The Department of Social Sciences and IIT College of Science and Letters Proudly Announce the:
Benjamin Franklin Project Inaugural Lecture featuring Pulitzer Prize-Winning Historian Gordon Wood
"What Made the Founders Different"
Please join us for this inaugural event of the new Benjamin Franklin Project with one of America's most distinguished historians.
Inaugural Benjamin Franklin Project Lecture What Made the Founders Different
Gordon S. Wood, Alva O. Way Professor Emeritus of History at Brown University
Thursday, March 15, 2012, 4 p.m.
The McCormick Tribune Campus Center Auditorium IIT Main Campus, Chicago
Gordon S. Wood is the Alva O. Way Professor Emeritus of History at Brown University.

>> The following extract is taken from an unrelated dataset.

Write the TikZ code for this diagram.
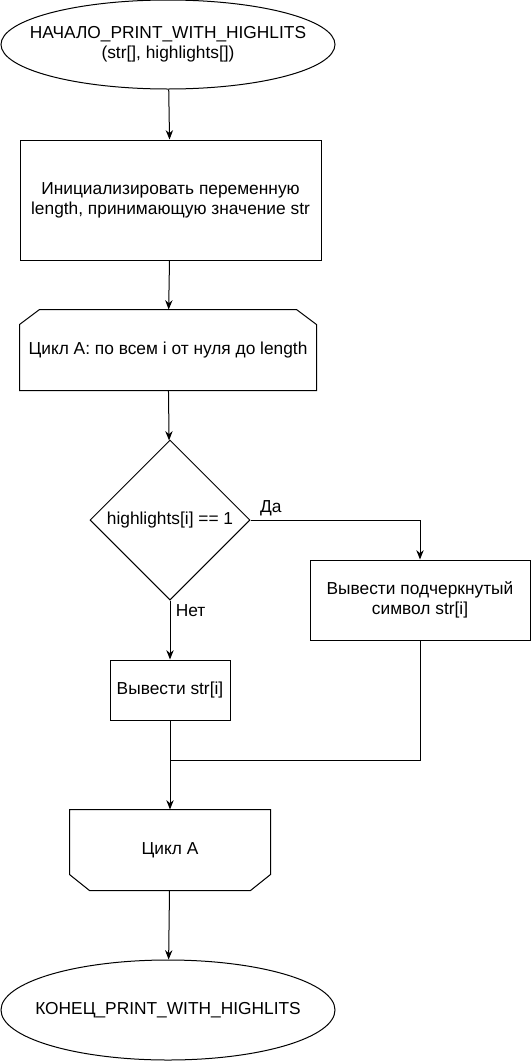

Wood taught at Harvard University and the University of Michigan before joining the faculty at Brown in 1969.
He is the author of The Creation of the American Republic, 1776-1787 (1969), which won the Bancroft Prize and the John H. Dunning Prize, and The Radicalism of the American Revolution (1992), which won the Pulitzer Prize for History and the Ralph Waldo Emerson Prize. In 2010 he received the National Humanities Medal. Wood is a fellow of the American Academy of Arts and Sciences and the American Philosophical Society.
Historian Gordon Wood Receives National Humanities Medal
As one of the United States' Founding Fathers, Benjamin Franklin is known for his vision, his wit, his love of life, his expert knowledge in governance, science, engineering, business, education, music, and philosophy, and the treasure trove of writings, discoveries, inventions, and ideas that he left behind.
Through a series of events and special courses taught at the IIT campus, the Benjamin Franklin Project allows students and scholars to explore the full range of the Founders' work—from their most practical domestic devices to the extraordinary idea and architecture of the New Republic. The Project focuses especially on the Enlightenment and the Framers as scientists, inventors and designers in both the social and the natural realms, exploring how all these elements continue to spark imaginations and shape priorities in today's far more interconnected world.
The inaugural Benjamin Franklin Project Lecture will be delivered by renowned scholar Gordon Wood (Brown University) on March 15, 2012. This will be followed by a public symposium on April 26, 2012 featuring Ralph Lerner (University of Chicago), Stuart Warner (Roosevelt University), Jan Golinski (University of New Hampshire) and David Lieberman (University of California at Berkeley). The first Jack Miller Post-Doctoral Fellow will take up residency in the Department of Social Sciences and begin teaching in August of 2012.